** Task directions **
Print the records below from the first line through the line containing "const xTitle = 'Time (sec)';", both included, word for word.

++++ Data shown

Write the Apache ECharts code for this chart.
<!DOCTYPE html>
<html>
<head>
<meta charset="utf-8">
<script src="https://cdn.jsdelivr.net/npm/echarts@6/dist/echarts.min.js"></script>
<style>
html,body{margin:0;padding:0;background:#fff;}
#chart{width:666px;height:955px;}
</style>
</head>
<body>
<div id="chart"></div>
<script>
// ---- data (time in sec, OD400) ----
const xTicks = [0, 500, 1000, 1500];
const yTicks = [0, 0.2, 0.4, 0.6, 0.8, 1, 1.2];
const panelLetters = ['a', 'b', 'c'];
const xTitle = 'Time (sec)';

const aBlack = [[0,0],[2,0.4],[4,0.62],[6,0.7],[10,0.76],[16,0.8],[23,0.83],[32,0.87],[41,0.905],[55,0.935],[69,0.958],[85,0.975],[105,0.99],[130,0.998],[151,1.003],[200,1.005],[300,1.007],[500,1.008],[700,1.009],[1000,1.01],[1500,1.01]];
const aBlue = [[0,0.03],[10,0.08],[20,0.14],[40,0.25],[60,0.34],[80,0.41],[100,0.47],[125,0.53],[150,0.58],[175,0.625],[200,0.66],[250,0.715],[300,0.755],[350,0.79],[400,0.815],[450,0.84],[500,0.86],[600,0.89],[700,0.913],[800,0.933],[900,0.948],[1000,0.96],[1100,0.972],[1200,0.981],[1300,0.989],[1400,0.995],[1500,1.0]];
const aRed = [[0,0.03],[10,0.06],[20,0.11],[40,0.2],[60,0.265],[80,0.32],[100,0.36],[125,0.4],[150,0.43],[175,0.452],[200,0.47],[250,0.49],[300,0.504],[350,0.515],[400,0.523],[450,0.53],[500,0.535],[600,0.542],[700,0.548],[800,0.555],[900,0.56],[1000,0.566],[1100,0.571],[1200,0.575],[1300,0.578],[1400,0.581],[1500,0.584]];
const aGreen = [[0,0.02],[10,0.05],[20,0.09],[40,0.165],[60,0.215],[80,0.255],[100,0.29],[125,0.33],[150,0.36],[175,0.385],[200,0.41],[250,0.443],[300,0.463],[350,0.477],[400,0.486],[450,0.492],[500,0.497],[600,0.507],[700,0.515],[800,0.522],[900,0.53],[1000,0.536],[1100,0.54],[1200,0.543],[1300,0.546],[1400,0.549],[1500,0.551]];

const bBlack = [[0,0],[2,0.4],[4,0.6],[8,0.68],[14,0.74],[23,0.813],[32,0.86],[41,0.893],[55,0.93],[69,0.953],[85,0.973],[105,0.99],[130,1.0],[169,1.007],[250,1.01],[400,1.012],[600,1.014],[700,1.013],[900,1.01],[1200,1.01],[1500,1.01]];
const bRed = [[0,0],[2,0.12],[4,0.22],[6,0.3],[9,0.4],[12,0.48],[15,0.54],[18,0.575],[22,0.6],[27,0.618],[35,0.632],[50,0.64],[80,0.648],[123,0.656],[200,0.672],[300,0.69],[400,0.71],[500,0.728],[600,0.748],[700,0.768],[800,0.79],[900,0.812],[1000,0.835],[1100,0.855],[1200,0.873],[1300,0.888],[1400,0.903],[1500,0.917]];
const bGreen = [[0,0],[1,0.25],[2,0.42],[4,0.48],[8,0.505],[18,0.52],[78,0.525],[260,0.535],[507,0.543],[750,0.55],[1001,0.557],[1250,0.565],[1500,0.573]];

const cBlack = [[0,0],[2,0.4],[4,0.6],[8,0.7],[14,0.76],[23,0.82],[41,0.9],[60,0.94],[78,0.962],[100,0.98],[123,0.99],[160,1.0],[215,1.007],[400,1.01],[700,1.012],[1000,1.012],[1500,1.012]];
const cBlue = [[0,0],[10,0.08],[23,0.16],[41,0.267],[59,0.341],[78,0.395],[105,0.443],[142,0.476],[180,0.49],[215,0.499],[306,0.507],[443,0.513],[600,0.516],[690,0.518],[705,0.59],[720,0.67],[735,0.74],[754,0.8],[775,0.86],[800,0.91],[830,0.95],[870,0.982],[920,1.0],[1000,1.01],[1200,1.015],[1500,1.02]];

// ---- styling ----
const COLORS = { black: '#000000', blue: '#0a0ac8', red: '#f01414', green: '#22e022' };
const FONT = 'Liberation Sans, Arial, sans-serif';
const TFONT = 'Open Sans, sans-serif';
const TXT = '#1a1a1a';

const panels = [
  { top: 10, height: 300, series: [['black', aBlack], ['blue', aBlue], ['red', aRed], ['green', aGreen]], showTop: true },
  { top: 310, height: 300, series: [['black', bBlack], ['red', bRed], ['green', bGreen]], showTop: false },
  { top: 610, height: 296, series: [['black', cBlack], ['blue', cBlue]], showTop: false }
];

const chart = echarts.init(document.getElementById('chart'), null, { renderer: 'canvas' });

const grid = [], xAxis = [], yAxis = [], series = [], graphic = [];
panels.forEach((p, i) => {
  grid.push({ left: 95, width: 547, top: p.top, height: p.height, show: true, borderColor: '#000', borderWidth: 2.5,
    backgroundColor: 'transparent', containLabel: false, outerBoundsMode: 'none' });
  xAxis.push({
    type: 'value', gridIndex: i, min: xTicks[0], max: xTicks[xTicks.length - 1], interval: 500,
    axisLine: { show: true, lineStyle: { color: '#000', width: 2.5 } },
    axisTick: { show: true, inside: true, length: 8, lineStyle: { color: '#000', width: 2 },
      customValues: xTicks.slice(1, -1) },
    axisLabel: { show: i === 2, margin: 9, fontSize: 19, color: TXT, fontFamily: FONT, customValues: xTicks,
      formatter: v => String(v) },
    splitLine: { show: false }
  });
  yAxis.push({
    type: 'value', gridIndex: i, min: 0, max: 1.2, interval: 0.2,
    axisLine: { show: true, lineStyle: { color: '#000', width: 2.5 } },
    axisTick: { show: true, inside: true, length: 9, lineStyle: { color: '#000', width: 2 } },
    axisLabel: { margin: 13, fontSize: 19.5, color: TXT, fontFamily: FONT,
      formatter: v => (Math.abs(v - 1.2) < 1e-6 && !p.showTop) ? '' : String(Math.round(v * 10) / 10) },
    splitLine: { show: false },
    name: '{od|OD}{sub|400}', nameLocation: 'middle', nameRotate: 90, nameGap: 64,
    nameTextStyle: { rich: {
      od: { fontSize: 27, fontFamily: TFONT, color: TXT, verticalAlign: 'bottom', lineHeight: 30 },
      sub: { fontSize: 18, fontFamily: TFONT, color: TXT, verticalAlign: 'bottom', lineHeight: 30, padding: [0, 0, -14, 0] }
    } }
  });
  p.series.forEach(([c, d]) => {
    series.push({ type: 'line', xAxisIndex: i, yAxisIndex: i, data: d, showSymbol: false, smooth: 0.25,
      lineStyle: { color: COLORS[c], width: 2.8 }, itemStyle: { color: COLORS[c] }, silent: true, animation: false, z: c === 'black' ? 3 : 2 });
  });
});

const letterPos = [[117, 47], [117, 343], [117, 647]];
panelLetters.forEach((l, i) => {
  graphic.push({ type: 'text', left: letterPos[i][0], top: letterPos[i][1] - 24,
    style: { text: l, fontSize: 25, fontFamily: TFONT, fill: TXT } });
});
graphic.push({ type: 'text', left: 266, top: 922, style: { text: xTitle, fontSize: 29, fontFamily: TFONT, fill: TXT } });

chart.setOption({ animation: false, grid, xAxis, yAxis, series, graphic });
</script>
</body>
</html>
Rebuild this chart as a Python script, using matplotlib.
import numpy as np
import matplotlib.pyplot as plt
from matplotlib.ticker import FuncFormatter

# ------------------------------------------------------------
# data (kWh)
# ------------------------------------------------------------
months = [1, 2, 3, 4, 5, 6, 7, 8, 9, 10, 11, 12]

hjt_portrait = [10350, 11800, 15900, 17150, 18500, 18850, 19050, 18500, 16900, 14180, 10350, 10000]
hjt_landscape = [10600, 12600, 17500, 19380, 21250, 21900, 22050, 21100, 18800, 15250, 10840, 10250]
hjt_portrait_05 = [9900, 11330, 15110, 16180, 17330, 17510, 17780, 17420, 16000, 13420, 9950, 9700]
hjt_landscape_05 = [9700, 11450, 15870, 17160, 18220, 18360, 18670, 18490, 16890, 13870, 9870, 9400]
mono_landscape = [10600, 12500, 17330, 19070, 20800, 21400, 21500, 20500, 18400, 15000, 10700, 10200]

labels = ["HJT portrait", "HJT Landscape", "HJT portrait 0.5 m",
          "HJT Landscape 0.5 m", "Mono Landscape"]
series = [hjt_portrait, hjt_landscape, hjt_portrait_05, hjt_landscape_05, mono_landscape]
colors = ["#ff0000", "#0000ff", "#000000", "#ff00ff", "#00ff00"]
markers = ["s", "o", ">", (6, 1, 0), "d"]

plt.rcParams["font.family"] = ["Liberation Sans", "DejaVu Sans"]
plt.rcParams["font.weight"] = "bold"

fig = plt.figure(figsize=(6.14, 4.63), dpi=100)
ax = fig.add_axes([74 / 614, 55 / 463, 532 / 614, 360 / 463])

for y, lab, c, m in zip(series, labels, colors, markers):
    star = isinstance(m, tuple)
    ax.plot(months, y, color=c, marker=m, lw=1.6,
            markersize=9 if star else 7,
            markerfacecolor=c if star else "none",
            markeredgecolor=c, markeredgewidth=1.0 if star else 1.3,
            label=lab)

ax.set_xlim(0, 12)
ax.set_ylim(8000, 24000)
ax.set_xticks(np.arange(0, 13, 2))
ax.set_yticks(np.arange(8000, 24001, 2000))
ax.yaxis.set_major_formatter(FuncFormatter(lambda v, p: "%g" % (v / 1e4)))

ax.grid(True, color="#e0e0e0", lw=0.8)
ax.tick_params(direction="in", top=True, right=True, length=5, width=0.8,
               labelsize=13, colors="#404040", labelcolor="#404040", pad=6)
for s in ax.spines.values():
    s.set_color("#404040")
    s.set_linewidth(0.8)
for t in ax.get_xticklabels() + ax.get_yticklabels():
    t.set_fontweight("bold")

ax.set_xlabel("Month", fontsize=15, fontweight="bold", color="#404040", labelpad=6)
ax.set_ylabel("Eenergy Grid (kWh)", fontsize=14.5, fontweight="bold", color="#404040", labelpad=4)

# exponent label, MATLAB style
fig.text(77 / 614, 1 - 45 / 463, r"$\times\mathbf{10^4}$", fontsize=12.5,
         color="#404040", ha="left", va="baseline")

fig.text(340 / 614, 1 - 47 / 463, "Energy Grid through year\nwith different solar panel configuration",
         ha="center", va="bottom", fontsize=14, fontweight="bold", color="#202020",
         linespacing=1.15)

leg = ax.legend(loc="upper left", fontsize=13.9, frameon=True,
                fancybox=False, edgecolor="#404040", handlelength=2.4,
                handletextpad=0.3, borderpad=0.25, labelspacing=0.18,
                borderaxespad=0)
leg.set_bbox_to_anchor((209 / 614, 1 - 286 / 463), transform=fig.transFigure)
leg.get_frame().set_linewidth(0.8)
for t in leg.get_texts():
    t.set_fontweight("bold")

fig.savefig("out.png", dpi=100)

++++++++

** Output below **
Write the Apache ECharts code for this chart.
<!DOCTYPE html>
<html>
<head>
<meta charset="utf-8">
<script src="https://cdn.jsdelivr.net/npm/echarts@6/dist/echarts.min.js"></script>
<style>
html,body{margin:0;padding:0;background:#fff;}
#chart{width:666px;height:955px;}
</style>
</head>
<body>
<div id="chart"></div>
<script>
// ---- data (time in sec, OD400) ----
const xTicks = [0, 500, 1000, 1500];
const yTicks = [0, 0.2, 0.4, 0.6, 0.8, 1, 1.2];
const panelLetters = ['a', 'b', 'c'];
const xTitle = 'Time (sec)';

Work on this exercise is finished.